The Tribune - Spectrum


Sunday, June 18, 2000
Article


Picking a partner

By A.C. Tuli

IN recent months I have attended two marriage ceremonies — one of my niece and the other of the son of my friend. My niece is a scientist and the boy she has married is also a scientist. My friend’s son is a doctor, and the girl he has chosen as his life-partner, of course, also a doctor. A scientist marrying a scientist and a doctor a doctor - well, aren’t such marriages where two of a profession come together nowadays becoming quite common? In fact, eyebrows are raised if a doctor does not marry a doctor and a scientist marries, say, a dancer or a painter.

Do such marriages prove more successful than the ones where the spouses belong to different professions?
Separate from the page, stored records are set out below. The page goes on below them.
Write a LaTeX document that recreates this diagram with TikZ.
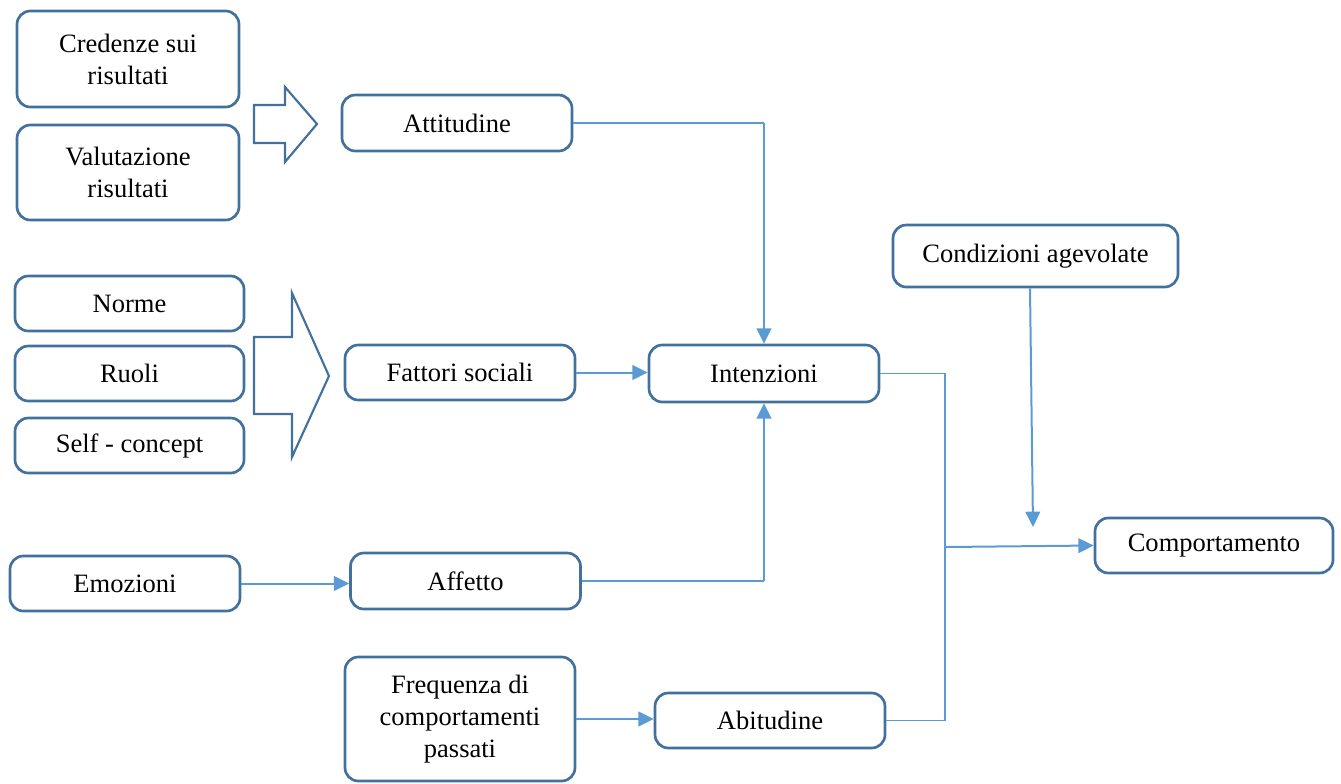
\documentclass[tikz,border=0pt]{standalone}
\usepackage{fontspec}
\setmainfont{Liberation Serif}
\usepackage{xcolor}
\usetikzlibrary{arrows.meta}
\definecolor{boxblue}{RGB}{65,113,156}
\definecolor{linkblue}{RGB}{91,155,213}
\tikzset{
  blk/.style={draw=boxblue, line width=2pt, rounded corners=10pt, fill=white,
    align=center, inner sep=0pt, minimum width=172.5pt, minimum height=41.25pt,
    font=\fontsize{19.9}{24}\selectfont},
  bigarr/.style={draw=boxblue, line width=1.6pt, fill=white, line join=miter},
  thinlink/.style={draw=linkblue, line width=0.8pt},
  arrlink/.style={draw=linkblue, line width=1.5pt, -{Triangle[length=11.5pt,width=11pt]}}
}
\begin{document}
\begin{tikzpicture}[x=0.75pt,y=0.75pt,yscale=-1,xscale=1]
\useasboundingbox (0,0) rectangle (1341,783);

%Shape: Rounded Rectangle [left column]
\node[blk, minimum width=166.5pt, minimum height=72pt] (cred) at (128,59) {Credenze sui\\risultati};
\node[blk, minimum width=166.5pt, minimum height=71.25pt] (valu) at (128,172.5) {Valutazione\\risultati};
\node[blk, minimum width=171.75pt] (norme) at (129.5,303.5) {Norme};
\node[blk, minimum width=171.75pt] (ruoli) at (129.5,373.5) {Ruoli};
\node[blk, minimum width=171.75pt] (self) at (129.5,445.5) {Self - concept};
\node[blk] (emoz) at (125,583.5) {Emozioni};

%Shape: Rounded Rectangle [middle column]
\node[blk, minimum height=42pt] (att) at (457,123) {Attitudine};
\node[blk] (fatt) at (460,372.5) {Fattori sociali};
\node[blk, minimum height=42pt] (aff) at (465.5,581) {Affetto};
\node[blk, minimum height=93pt] (freq) at (460,719) {Frequenza di\\comportamenti\\passati};

%Shape: Rounded Rectangle [right part]
\node[blk, minimum height=42.75pt] (inten) at (764,373.5) {Intenzioni};
\node[blk] (abit) at (770,720.5) {Abitudine};
\node[blk, minimum width=213.75pt, minimum height=46.5pt] (cond) at (1035.5,256) {Condizioni agevolate};
\node[blk, minimum width=178.5pt] (comp) at (1214,545.5) {Comportamento};

%Shape: Right Arrow [block arrows]
\draw[bigarr] (254,105) -- (285,105) -- (285,87) -- (317,124) -- (285,162) -- (285,143) -- (254,143) -- cycle;
\draw[bigarr] (254,337) -- (292,337) -- (292,293) -- (329,376) -- (292,457) -- (292,414) -- (254,414) -- cycle;

%Straight Lines [junction points]
\coordinate (attc) at (att.east -| inten.north);
\coordinate (affc) at (aff.east -| inten.south);
\coordinate (jtop) at (945,373.5);
\coordinate (jbot) at (945,720.5);
\coordinate (jmid) at (946,547);
\coordinate (condend) at (1033,527);

%Straight Lines [links]
\draw[thinlink] (att.east) -- (attc);
\draw[arrlink] (attc) -- (inten.north);
\draw[arrlink] (fatt.east) -- (fatt.east -| inten.west);
\draw[thinlink] (aff.east) -- (affc);
\draw[arrlink] (affc) -- (inten.south);
\draw[arrlink] (emoz.east) -- (emoz.east -| aff.west);
\draw[arrlink] (freq.east) -- (freq.east -| abit.west);
\draw[thinlink] (inten.east) -- (jtop) -- (jbot) -- (abit.east);
\draw[arrlink] (jmid) -- (comp.west);
\draw[arrlink] (cond.south -| 1030,0) -- (condend);
\end{tikzpicture}
\end{document}
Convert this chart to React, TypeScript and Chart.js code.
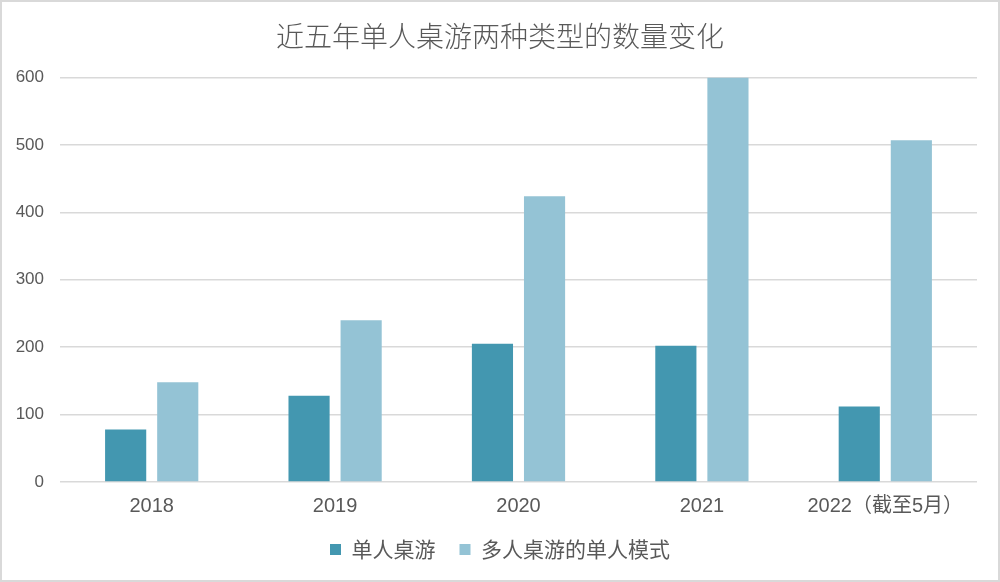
import React, { useEffect, useRef } from "react";
import { Chart, registerables } from "chart.js";

Chart.register(...registerables);

const titleText = "近五年单人桌游两种类型的数量变化";
const categories = ["2018", "2019", "2020", "2021", "2022（截至5月）"];
const seriesNames = ["单人桌游", "多人桌游的单人模式"];
const soloGames = [78, 128, 205, 202, 112];
const multiSoloMode = [148, 240, 424, 600, 507];
const yTicks = [0, 100, 200, 300, 400, 500, 600];

const DARK = "#4397b0";
const LIGHT = "#94c3d5";
const TEXT = "#595959";
const GRID = "#d9d9d9";

const borderPlugin = {
  id: "outerBorder",
  afterDraw(chart: any) {
    const ctx = chart.ctx;
    ctx.save();
    ctx.strokeStyle = GRID;
    ctx.lineWidth = 2;
    ctx.strokeRect(1, 1, chart.width - 2, chart.height - 2);
    ctx.restore();
  },
};

const bgPlugin = {
  id: "bg",
  beforeDraw(chart: any) {
    const ctx = chart.ctx;
    ctx.save();
    ctx.fillStyle = "#ffffff";
    ctx.fillRect(0, 0, chart.width, chart.height);
    ctx.restore();
  },
};

// center title and legend on the full canvas width rather than the padded area
const centerPlugin = {
  id: "centerBlocks",
  afterLayout(chart: any) {
    const shift = 11.5;
    const blocks = [chart.titleBlock, chart.legend];
    blocks.forEach((b: any) => {
      if (b) {
        b.left += shift;
        b.right += shift;
      }
    });
  },
};

export default function App() {
  const ref = useRef<HTMLCanvasElement | null>(null);
  useEffect(() => {
    if (!ref.current) return;
    const chart = new Chart(ref.current, {
      type: "bar",
      data: {
        labels: categories,
        datasets: [
          {
            label: seriesNames[0],
            data: soloGames,
            backgroundColor: DARK,
            categoryPercentage: 0.568,
            barPercentage: 0.79,
          },
          {
            label: seriesNames[1],
            data: multiSoloMode,
            backgroundColor: LIGHT,
            categoryPercentage: 0.568,
            barPercentage: 0.79,
          },
        ],
      },
      options: {
        animation: false,
        responsive: false,
        maintainAspectRatio: false,
        layout: { padding: { left: 0, right: 23, top: 0, bottom: 12 } },
        plugins: {
          title: {
            display: true,
            text: titleText,
            color: TEXT,
            font: { family: "'Noto Sans CJK SC', sans-serif", size: 28, weight: "300", lineHeight: 1.2 },
            padding: { top: 20, bottom: 24 },
          },
          legend: {
            position: "bottom",
            labels: {
              color: TEXT,
              boxWidth: 11,
              boxHeight: 11,
              padding: 24,
              font: { family: "'Noto Sans CJK SC', sans-serif", size: 21 },
            },
          },
          tooltip: { enabled: false },
        },
        scales: {
          x: {
            grid: { display: false, drawTicks: false },
            border: { display: false },
            afterFit(scale: any) {
              scale.height = scale.height - 15;
            },
            ticks: {
              color: TEXT,
              padding: 12,
              font: { family: "'Liberation Sans', 'Noto Sans CJK SC', sans-serif", size: 20 },
            },
          },
          y: {
            min: 0,
            max: 600,
            afterFit(scale: any) {
              scale.width = 60;
            },
            afterBuildTicks(scale: any) {
              scale.ticks = yTicks.map((v) => ({ value: v }));
            },
            grid: { color: GRID, lineWidth: 1.5, drawTicks: false },
            border: { display: false },
            ticks: {
              color: TEXT,
              padding: 16,
              font: { family: "'Liberation Sans', sans-serif", size: 17 },
            },
          },
        },
      },
      plugins: [bgPlugin, borderPlugin, centerPlugin],
    });
    return () => chart.destroy();
  }, []);
  return (
    <div style={{ position: "fixed", left: 0, top: 0, width: 1000, height: 582, background: "#fff" }}>
      <canvas ref={ref} width={1000} height={582} style={{ display: "block" }} />
    </div>
  );
}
Perhaps, it is not an easy question to answer, for there are so many other things, apart from a common profession, on which the success or failure of a marriage depends. Temperament of the two partners, their upbringing, their general outlook on life, their tastes and hobbies, and their financial status—all these play an important role in making or marring their marriage.

 

However, on the face of it, it seems to be the most sensible thing that two people pursuing the same vocation are united in wedlock. Understandably, commonality of interest is more important than just scalding passion in a marriage. Then, the benefits of such marriages are quite obvious.

For instance, when a couple belonging to, say, the medical profession tires of love, it can always talk about the latest developments in the treatment of various diseases. I have known one such couple. Interestingly, when they talk about professional matters, they get so immersed in it that for a while they forget not only the nagging cares of domesticity, but also that they are husband and wife.

Similarly, law, architecture, engineering, computers, et al can form topics of discussion among couples belonging to these professions.

And if love grows cold, which often happens in life, their common profession will keep them together, until love warms up again. In fact, one would say that people who mean to marry should first make sure that there is something more than love between them. The following lines of a old English song express it pithily.

‘Will the love you’re so rich in,

Light the fire in the kitchen?’

Love is a beautiful thing, no doubt. But so is icecream. However, the question is: shall anybody with a level head regard it as an adequate provision for a long and adventurous journey called life? Obviously, for a marriage to last a lifetime, something more than love is needed by the partners.